Last week I attended a two-day course on Building Science Fundamentals. Why, you may ask, would a non-architect opt to use their spare time (and money) in such a way? Well… aside from having been interested in architecture since childhood, I was encouraged to attend by several (also non-architect) friends in the name of learning more about Green Building. This particular course came highly recommended by Chris Benedict, a NYC-based architect who is known for designing extremely energy-efficient buildings at a LOWER than average cost (and what could be more “Green” than that?). The two lecturers, Dr. Joseph Lstiburek and Dr. John Straube, are considered gurus in their field; I am happy to report that they are also quite entertaining, which is how I was able to avoid being knocked unconscious by the wealth of highly technical information as it flew right over my head. Mixed in with architectural and scientific terms were statements I could easily understand and contextualize, such as the notion that constructing a poorly-insulated building that guzzles energy but cannot breathe and thus provides a breeding ground for mold is… STUPID.

What I walked away from this course with is the idea that a truly “Green” building is one built to consume as little energy as possible, and to last for generations while providing its occupants a comfortable home free of contaminants. The key to all this, according to Joe and John, is the building enclosure – the outside and inside walls and everything in between. Unfortunately, despite all the hooplah around LEED standards and bamboo floors and recycled glass countertops and solar panels, not to mention the hypocrisy of calling a 12,000 square foot single-family home “Green” (!!), very little attention is being focused on this simple solution of creating intelligently-designed, appropriately-sized, well-insulated buildings. Why? Well, I guess to some people it’s not very sexy. But, really… what could be sexier than NOT being STUPID??
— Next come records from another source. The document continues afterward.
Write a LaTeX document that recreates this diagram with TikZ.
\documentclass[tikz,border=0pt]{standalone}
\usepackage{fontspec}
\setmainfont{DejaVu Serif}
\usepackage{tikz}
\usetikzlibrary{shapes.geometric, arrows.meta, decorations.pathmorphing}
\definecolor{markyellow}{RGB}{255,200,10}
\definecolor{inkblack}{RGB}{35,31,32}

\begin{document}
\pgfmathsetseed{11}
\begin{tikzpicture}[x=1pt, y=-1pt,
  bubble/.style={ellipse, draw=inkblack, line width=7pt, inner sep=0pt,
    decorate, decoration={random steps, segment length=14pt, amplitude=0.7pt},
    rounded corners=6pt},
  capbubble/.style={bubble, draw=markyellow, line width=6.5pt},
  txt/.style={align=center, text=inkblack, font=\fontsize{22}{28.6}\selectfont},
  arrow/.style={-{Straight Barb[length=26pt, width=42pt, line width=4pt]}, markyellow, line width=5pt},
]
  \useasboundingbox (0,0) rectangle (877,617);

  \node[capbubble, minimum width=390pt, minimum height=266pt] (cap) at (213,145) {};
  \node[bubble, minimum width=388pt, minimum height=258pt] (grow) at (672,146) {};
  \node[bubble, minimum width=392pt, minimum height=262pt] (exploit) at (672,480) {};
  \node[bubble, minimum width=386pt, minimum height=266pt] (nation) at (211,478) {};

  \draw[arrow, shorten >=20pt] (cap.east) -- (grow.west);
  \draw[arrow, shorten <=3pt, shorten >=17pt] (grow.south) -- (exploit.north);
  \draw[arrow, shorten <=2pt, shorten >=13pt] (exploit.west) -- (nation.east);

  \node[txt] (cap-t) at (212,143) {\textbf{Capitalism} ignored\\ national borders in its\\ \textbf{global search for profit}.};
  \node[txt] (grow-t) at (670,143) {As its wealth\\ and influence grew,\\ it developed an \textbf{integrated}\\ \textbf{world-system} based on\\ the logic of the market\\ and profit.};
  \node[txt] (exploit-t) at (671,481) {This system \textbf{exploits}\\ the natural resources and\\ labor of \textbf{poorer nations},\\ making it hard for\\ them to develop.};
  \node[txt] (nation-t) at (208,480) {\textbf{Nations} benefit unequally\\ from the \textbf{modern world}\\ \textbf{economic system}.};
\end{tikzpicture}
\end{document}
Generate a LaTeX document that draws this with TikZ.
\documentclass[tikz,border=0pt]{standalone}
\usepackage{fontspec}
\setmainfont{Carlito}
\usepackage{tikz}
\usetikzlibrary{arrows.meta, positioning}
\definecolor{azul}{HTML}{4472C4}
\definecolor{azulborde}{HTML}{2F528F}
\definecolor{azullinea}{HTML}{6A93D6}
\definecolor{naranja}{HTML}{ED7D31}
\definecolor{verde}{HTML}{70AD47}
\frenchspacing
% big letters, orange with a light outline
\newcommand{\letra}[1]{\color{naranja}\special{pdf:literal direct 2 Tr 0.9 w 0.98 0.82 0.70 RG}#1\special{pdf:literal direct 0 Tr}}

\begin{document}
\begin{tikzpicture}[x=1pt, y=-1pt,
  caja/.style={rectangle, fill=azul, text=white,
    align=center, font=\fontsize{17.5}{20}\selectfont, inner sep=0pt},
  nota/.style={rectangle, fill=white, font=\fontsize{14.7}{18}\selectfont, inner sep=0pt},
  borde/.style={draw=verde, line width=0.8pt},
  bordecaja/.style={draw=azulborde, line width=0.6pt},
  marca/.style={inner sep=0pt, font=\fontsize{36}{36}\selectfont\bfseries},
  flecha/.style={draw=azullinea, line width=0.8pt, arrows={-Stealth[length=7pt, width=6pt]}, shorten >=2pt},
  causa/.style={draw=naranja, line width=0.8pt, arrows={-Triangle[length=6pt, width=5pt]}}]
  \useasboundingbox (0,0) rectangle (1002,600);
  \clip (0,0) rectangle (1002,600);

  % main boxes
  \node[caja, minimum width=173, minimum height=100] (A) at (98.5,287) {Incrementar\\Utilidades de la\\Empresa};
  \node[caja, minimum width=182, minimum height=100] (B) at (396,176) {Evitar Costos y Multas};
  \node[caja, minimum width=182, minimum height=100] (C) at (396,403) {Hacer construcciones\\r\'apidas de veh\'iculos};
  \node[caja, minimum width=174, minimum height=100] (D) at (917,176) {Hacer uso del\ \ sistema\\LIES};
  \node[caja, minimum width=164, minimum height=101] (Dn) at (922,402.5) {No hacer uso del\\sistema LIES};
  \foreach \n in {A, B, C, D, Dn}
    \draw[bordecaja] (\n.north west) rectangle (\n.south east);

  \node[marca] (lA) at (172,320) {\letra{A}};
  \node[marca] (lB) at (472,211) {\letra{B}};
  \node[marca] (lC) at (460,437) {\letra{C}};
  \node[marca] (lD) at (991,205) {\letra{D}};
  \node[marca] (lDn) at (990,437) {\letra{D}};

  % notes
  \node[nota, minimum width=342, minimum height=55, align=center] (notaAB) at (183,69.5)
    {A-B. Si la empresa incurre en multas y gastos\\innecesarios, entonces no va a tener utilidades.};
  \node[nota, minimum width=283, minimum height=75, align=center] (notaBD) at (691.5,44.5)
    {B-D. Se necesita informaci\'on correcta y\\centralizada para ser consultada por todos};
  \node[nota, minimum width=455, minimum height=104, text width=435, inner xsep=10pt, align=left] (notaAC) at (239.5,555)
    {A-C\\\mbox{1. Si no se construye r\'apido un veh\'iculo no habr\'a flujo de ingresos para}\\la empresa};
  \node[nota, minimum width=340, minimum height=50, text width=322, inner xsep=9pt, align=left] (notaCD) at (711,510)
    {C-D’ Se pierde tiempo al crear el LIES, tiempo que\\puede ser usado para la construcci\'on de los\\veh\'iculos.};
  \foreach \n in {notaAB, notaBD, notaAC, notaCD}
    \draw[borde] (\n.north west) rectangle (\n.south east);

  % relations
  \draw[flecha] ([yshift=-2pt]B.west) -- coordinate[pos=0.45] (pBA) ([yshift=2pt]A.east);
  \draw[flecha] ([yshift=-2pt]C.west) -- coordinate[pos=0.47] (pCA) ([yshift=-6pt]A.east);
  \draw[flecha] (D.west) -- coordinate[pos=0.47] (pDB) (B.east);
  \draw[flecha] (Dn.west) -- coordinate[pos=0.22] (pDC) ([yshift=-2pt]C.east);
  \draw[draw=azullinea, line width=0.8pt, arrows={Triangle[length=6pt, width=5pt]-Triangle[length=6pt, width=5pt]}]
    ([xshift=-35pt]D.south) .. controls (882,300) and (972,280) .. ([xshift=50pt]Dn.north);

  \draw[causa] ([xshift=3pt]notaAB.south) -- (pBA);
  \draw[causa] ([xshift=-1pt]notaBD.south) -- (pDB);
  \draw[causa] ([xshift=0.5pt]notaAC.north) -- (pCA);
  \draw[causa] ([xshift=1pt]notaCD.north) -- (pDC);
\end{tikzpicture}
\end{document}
2 Responses to “ Building Science for non-architects. ”

  1. Sounds like a great course…in spite of the high cost! Looking at their website, they do seem to have an irreverent take (R in R-VAlue…is rip-off).

    There is much misinformation about green residential building, not least because builders are so linked to tradition. Chris and Gifford are not, so they can design from a fresh viewpoint.

    I have always wondered about whether a tight house that *requires* mechanical ventilation 24/7 can be more energy-efficient than a well-insulated one that does not. Running a ventilator 24/7 seems counter-intuitive.

  2. thanks chandru for representing the Trained Professionals! as for ventilation, one intriguing idea they mentioned is that a well-insulated building may need little to no a/c in the summer, only dehumidifying for comfort… of course at the moment there is apparently no centralized fixture available that ONLY dehumidifies, so these guys are pressuring the industry to make one. joe and john also stressed that buildings that appear to be tight are not only energy hogs, their *vapor* tightness is what makes them hugely prone to mold. ecccch.

    (by the way, for some reason this course was less than half the cost they advertise on their website… if this happens again i will post it here.)